Three McDonald’s are at the centre of a Federal Court battle over paid downtime that could have nationwide implications.

Macca’s faces landmark case over workers’ breaks

One of the state's largest unions has launched a landmark legal attack on global fast food franchise McDonald's over alleged failures to give workers at three Adelaide outlets paid breaks.

The Shop, Distributive and Allied Employees Association, which represents fast food workers, will lodge the documents in the Adelaide registry of the Federal Court today.

The case has the potential to affect the more than 100,000 staff employed at more than 970 McDonald's restaurants across Australia.

The union alleged that staff at McDonald's outlets in Felixstow, Frewville and Mount Barker were deliberately denied paid rest and drink breaks.

According to the enterprise agreement which covers all McDonalds workers, any employee who works longer than four hours is entitled to a ten minute paid drink break.

Any employee working longer than nine hours gets a second paid drink break included in their pay.

In court documents seen by The Advertiser the union alleges that 14 current and previous staff across the three restaurants were denied those breaks.

 

The range of time in which they were denied breaks 2017 though some workers had been employed by McDonald's as early as 2011.

Further, the documents allege that the denial of those breaks was part of a "systematic pattern of conduct" in which the breaks were not recognised on rosters or explained to workers.

The SDA allege that workers complained about the lack of breaks or requested to take the drink breaks but were told they were not entitled to stop working for that period.

The information new employees receive states that they are to remain in their "rostered position whilst on shift".

They were prohibited from using their phones or eating whilst on shift.

The written instructions given to workers also did not state that they were entitled to the break.

The SDA alleges that the workers suffered the loss of the "physical and psychological benefits" of a break and had suffered additional "disbenefits" of having to work through the shift without the down time.

Former McDonald's shift manager Jordan Reiha, 22, said he had worked at one of the restaurants for two years but had never been told about the mandated breaks.

"I don't think any of my co-workers received paid breaks either," he said.

"I worked really long shifts at McDonald's.

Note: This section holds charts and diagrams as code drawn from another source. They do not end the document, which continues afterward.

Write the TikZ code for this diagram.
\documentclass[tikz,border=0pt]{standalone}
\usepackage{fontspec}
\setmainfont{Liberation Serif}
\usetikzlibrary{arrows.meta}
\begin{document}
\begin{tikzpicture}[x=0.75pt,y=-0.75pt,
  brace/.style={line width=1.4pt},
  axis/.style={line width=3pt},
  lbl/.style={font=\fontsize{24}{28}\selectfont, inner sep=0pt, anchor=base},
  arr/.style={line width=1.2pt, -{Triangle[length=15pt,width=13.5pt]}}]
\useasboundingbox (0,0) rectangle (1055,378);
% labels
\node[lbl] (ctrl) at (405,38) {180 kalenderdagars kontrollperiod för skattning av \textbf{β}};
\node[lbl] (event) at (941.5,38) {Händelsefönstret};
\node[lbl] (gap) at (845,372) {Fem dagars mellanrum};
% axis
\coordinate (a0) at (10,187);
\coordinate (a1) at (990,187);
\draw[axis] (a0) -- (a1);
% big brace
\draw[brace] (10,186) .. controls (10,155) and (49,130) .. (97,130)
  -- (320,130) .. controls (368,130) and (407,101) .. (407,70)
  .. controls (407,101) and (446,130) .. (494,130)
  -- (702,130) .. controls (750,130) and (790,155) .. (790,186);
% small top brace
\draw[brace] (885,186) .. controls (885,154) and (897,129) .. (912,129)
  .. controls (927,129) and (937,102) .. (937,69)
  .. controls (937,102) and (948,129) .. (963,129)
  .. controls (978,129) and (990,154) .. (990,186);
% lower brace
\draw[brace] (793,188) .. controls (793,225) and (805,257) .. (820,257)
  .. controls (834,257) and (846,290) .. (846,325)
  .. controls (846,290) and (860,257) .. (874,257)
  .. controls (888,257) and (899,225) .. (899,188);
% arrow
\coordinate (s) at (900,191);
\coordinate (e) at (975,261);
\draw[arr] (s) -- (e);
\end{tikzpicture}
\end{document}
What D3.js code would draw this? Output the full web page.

I often worked overtime, sometimes til midnight without extra pay. I never complained."

Another former shift manager Madeleine Liliburn, 23, said that in her three years with McDonalds, she did not receive the break.

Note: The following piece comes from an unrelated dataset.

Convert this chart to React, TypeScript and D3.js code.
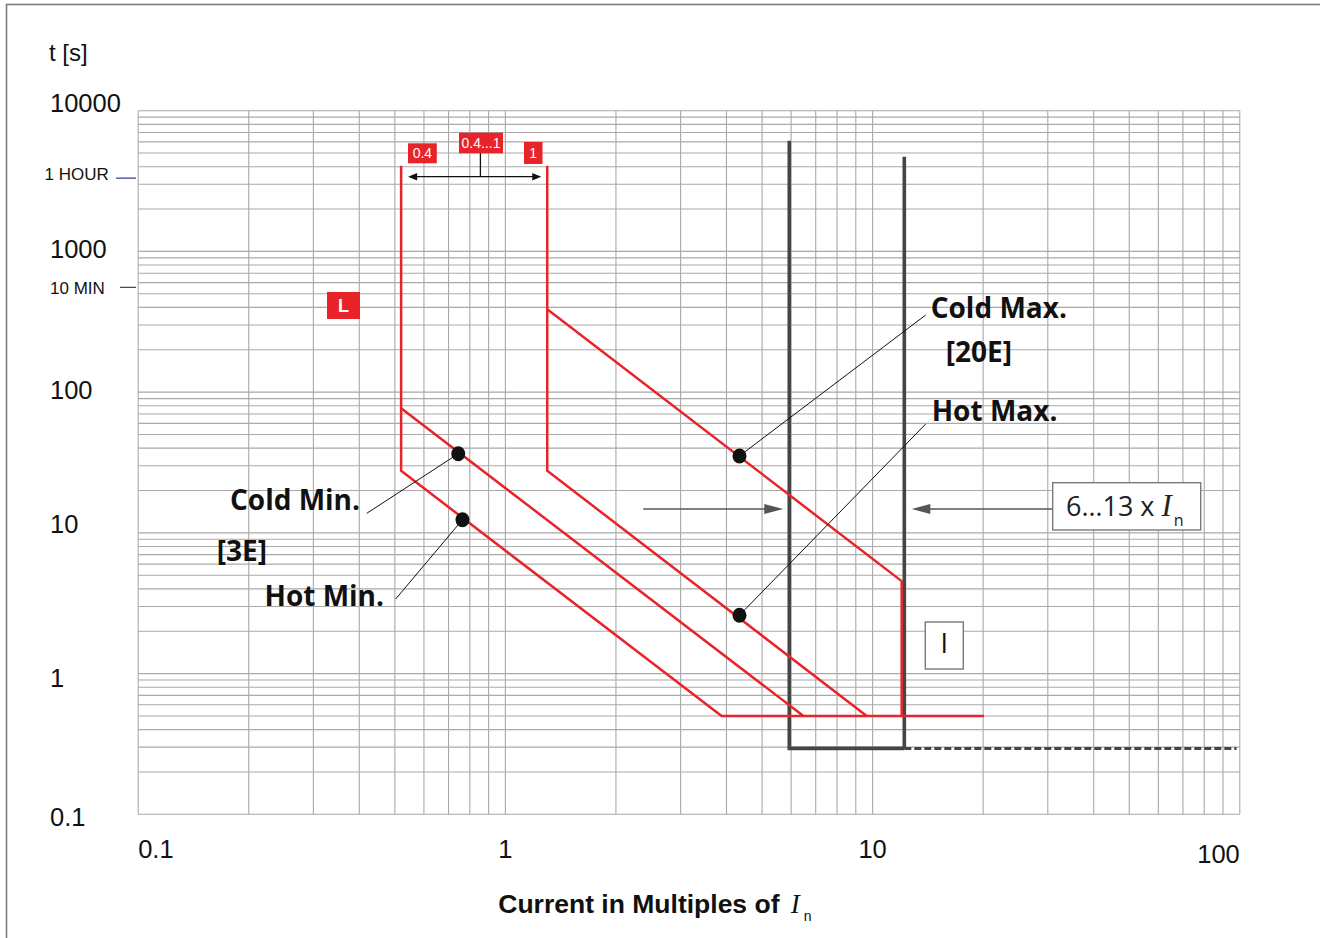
import React from 'react';
import * as d3 from 'd3';

// Axis ticks
const xTicks = [0.1, 1, 10, 100];
const xTickLabels = ['0.1', '1', '10', '100'];
const yTicks = [0.1, 1, 10, 100, 1000, 10000];
const yTickLabels = ['0.1', '1', '10', '100', '1000', '10000'];
const timeMarkValues = [3600, 600];
const timeMarkLabels = ['1 HOUR', '10 MIN'];

// Long-time protection (L) curves: current in multiples of In, trip time in s
const hotMinI = [0.52, 0.52, 3.88, 20.1];
const hotMinT = [4064, 27.6, 0.5, 0.5];
const coldMinI = [0.52, 6.48];
const coldMinT = [76.7, 0.5];
const hotMaxI = [1.3, 1.3, 9.64];
const hotMaxT = [4064, 27.6, 0.5];
const coldMaxI = [1.3, 12.0, 12.0];
const coldMaxT = [387.7, 4.54, 0.5];

// Instantaneous protection (I) band
const instLowI = [5.93, 5.93, 12.2];
const instLowT = [6120, 0.294, 0.294];
const instHighI = [12.2, 12.2];
const instHighT = [4710, 0.294];
const instTailI = [12.2, 98];
const instTailT = [0.294, 0.294];

// Class markers on the curves
const markerNames = ['Cold Min.', 'Hot Min.', 'Cold Max.', 'Hot Max.'];
const markerI = [0.744, 0.764, 4.34, 4.34];
const markerT = [36.5, 12.4, 35.2, 2.6];

const W = 1320;
const H = 938;
const RED = '#e8232a';
const DARK = '#454545';
const GRID = '#a9a9a9';

const x = d3.scaleLog().domain([0.1, 100]).range([138.2, 1239.8]);
const y = d3.scaleLog().domain([0.1, 10000]).range([814.3, 110.7]);

const line = d3
  .line<[number, number]>()
  .x((d) => x(d[0]))
  .y((d) => y(d[1]));

const zip = (a: number[], b: number[]) => a.map((v, i) => [v, b[i]] as [number, number]);

function gridValues(lo: number, hi: number): number[] {
  const out: number[] = [];
  for (let e = Math.round(Math.log10(lo)); e < Math.round(Math.log10(hi)); e++) {
    for (let k = 1; k < 10; k++) out.push(k * Math.pow(10, e));
  }
  out.push(hi);
  return out;
}

const boldLabel: React.CSSProperties = {
  fontFamily: '"Open Sans", sans-serif',
  fontWeight: 700,
  fontSize: 28,
};

// leader label anchors for each marker (text end of the leader)
const leaderEnds: [number, number][] = [
  [366.8, 513.3],
  [395.7, 599],
  [925.7, 315],
  [925.7, 424],
];

function Tag({ x0, y0, w, h, text, size }: { x0: number; y0: number; w: number; h: number; text: string; size: number }) {
  return (
    <g>
      <rect x={x0} y={y0} width={w} height={h} fill={RED} />
      <text
        x={x0 + w / 2}
        y={y0 + h / 2 + size * 0.36}
        textAnchor="middle"
        fill="#fff"
        style={{ fontFamily: '"Liberation Sans", Arial, sans-serif', fontSize: size }}
      >
        {text}
      </text>
    </g>
  );
}

export default function App() {
  const xs = gridValues(0.1, 100);
  const ys = gridValues(0.1, 10000);
  const [x0, x1] = x.range();
  const [y0, y1] = y.range();

  const yLabelShift = [12, 13, 0, 7, 7, 1.5];
  const xLabelAnchor = ['start', 'middle', 'middle', 'end'];
  const xLabelBase = [858, 858, 858, 862.5];

  const leftArrowY = 176.7;
  const lA = x(hotMinI[0]) + 7;
  const rA = x(hotMaxI[0]) - 6;
  const stemX = 480.4;

  const instArrowY = 509;

  return (
    <svg width={W} height={H} style={{ position: 'absolute', left: 0, top: 0, background: '#fff' }}>
      <rect x={6.5} y={4.5} width={1320} height={950} fill="#fff" stroke="#7a7a7a" strokeWidth={1.6} />

      {/* grid */}
      <g stroke={GRID} strokeWidth={1.1}>
        {xs.map((v, i) => (
          <line key={'gx' + i} x1={x(v)} x2={x(v)} y1={y1} y2={y0} />
        ))}
        {ys.map((v, i) => (
          <line key={'gy' + i} x1={x0} x2={x1} y1={y(v)} y2={y(v)} />
        ))}
      </g>

      {/* axis labels */}
      <g style={{ fontFamily: '"Liberation Sans", Arial, sans-serif', fontSize: 25.5 }} fill="#111">
        {yTicks.map((v, i) => (
          <text key={'yl' + i} x={50} y={y(v) + yLabelShift[i]}>
            {yTickLabels[i]}
          </text>
        ))}
        {xTicks.map((v, i) => (
          <text
            key={'xl' + i}
            x={i === 0 ? x0 : i === 3 ? x1 : x(v)}
            y={xLabelBase[i]}
            textAnchor={xLabelAnchor[i] as any}
          >
            {xTickLabels[i]}
          </text>
        ))}
        <text x={49} y={61} style={{ fontSize: 24 }}>
          t [s]
        </text>
      </g>

      {/* time reference marks */}
      <g style={{ fontFamily: '"Liberation Sans", Arial, sans-serif', fontSize: 17 }} fill="#111">
        <text x={44.6} y={y(timeMarkValues[0]) + 6.5}>
          {timeMarkLabels[0]}
        </text>
        <line x1={116} x2={136} y1={y(timeMarkValues[0]) + 5} y2={y(timeMarkValues[0]) + 5} stroke="#2b3a8c" strokeWidth={1.2} />
        <text x={50} y={y(timeMarkValues[1]) + 11}>
          {timeMarkLabels[1]}
        </text>
        <line x1={120} x2={136} y1={y(timeMarkValues[1]) + 4.7} y2={y(timeMarkValues[1]) + 4.7} stroke="#3a3f5c" strokeWidth={1.2} />
      </g>

      {/* instantaneous band */}
      <g fill="none" stroke={DARK} strokeWidth={3.6}>
        <path d={line(zip(instLowI, instLowT)) || ''} strokeLinejoin="miter" />
        <path d={line(zip(instHighI, instHighT)) || ''} />
        <path d={line(zip(instTailI, instTailT)) || ''} strokeDasharray="7 3" strokeWidth={3} />
      </g>

      {/* long-time curves */}
      <g fill="none" stroke={RED} strokeWidth={2.5} strokeLinejoin="round">
        <path d={line(zip(hotMinI, hotMinT)) || ''} />
        <path d={line(zip(coldMinI, coldMinT)) || ''} />
        <path d={line(zip(hotMaxI, hotMaxT)) || ''} />
        <path d={line(zip(coldMaxI, coldMaxT)) || ''} />
      </g>

      {/* leaders and markers */}
      <g stroke="#111" strokeWidth={1}>
        {markerI.map((v, i) => (
          <line key={'ld' + i} x1={x(v)} y1={y(markerT[i])} x2={leaderEnds[i][0]} y2={leaderEnds[i][1]} />
        ))}
      </g>
      <g fill="#111">
        {markerI.map((v, i) => (
          <ellipse key={'mk' + i} cx={x(v)} cy={y(markerT[i])} rx={7} ry={7.5} />
        ))}
      </g>

      {/* curve names */}
      <g style={boldLabel} fill="#111">
        <text x={360} y={510} textAnchor="end">{markerNames[0]}</text>
        <text x={216.8} y={561}>[3E]</text>
        <text x={384} y={606} textAnchor="end">{markerNames[1]}</text>
        <text x={930.7} y={318}>{markerNames[2]}</text>
        <text x={945.7} y={362}>[20E]</text>
        <text x={931.7} y={421}>{markerNames[3]}</text>
      </g>

      {/* setting range arrow for L */}
      <g stroke="#111" strokeWidth={1.3}>
        <line x1={lA + 8} x2={rA - 8} y1={leftArrowY} y2={leftArrowY} />
        <line x1={stemX} x2={stemX} y1={153} y2={leftArrowY} />
      </g>
      <g fill="#111">
        <polygon points={`${lA},${leftArrowY} ${lA + 9},${leftArrowY - 3.8} ${lA + 9},${leftArrowY + 3.8}`} />
        <polygon points={`${rA},${leftArrowY} ${rA - 9},${leftArrowY - 3.8} ${rA - 9},${leftArrowY + 3.8}`} />
      </g>
      <Tag x0={408} y0={143.3} w={28.8} h={20} text="0.4" size={14} />
      <Tag x0={459} y0={132.7} w={44} h={20.6} text="0.4...1" size={14} />
      <Tag x0={524} y0={142} w={18.5} h={22} text="1" size={14} />

      <g>
        <rect x={327} y={292} width={33} height={27} fill={RED} />
        <text
          x={343.5}
          y={312}
          textAnchor="middle"
          fill="#fff"
          style={{ fontFamily: '"Liberation Sans", Arial, sans-serif', fontWeight: 700, fontSize: 18 }}
        >
          L
        </text>
      </g>

      {/* instantaneous setting range arrows */}
      <g stroke="#555" strokeWidth={1.3}>
        <line x1={643.3} x2={766} y1={instArrowY} y2={instArrowY} />
        <line x1={928} x2={1052.7} y1={instArrowY} y2={instArrowY} />
      </g>
      <g fill="#555">
        <polygon points={`${x(instLowI[0]) - 6},${instArrowY} ${x(instLowI[0]) - 25},${instArrowY - 5} ${x(instLowI[0]) - 25},${instArrowY + 5}`} />
        <polygon points={`${x(instHighI[0]) + 7.4},${instArrowY} ${x(instHighI[0]) + 26},${instArrowY - 5} ${x(instHighI[0]) + 26},${instArrowY + 5}`} />
      </g>
      <rect x={1052.7} y={482.7} width={148} height={47.3} fill="#fff" stroke="#7a7a7a" strokeWidth={1.4} />
      <text x={1066} y={515.7} fill="#222" style={{ fontFamily: '"Open Sans", sans-serif', fontSize: 27 }}>
        6…13 x{' '}
        <tspan style={{ fontFamily: '"Liberation Serif", serif', fontStyle: 'italic', fontSize: 31 }}>I</tspan>
        <tspan dx={2} dy={10} style={{ fontSize: 16 }}>n</tspan>
      </text>

      <rect x={925.3} y={622} width={38} height={47} fill="#fff" stroke="#7a7a7a" strokeWidth={1.4} />
      <text x={944.3} y={653} textAnchor="middle" fill="#111" style={{ fontFamily: '"Open Sans", sans-serif', fontSize: 27 }}>
        I
      </text>

      {/* x axis title */}
      <text x={498.3} y={913.3} fill="#111" style={{ fontFamily: '"Liberation Sans", Arial, sans-serif', fontWeight: 700, fontSize: 26.5 }}>
        Current in Multiples of{' '}
        <tspan dx={4} style={{ fontFamily: '"Liberation Serif", serif', fontStyle: 'italic', fontWeight: 400, fontSize: 27 }}>I</tspan>
        <tspan dx={4} dy={7.5} style={{ fontWeight: 400, fontSize: 14 }}>n</tspan>
      </text>
    </svg>
  );
}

SDA South Australian Secretary Josh Peak said the breaks weren't optional, but were a worker's right.

"We will allege that this wasn't just a slip up but that McDonald's intentionally denied workers their paid breaks," he said.

"McDonald's is one of the largest employers of young people in Australia and they have a duty to their workers. They must do better."

"If you are a current or former McDonald's worker and did not receive your paid rest breaks you should contact the SDA."

A McDonald's spokeswoman said the company was unaware of the impending lawsuit.

"We have yet to receive notification of the suggested filing with the Federal Court and are unable to comment further at this time," she said.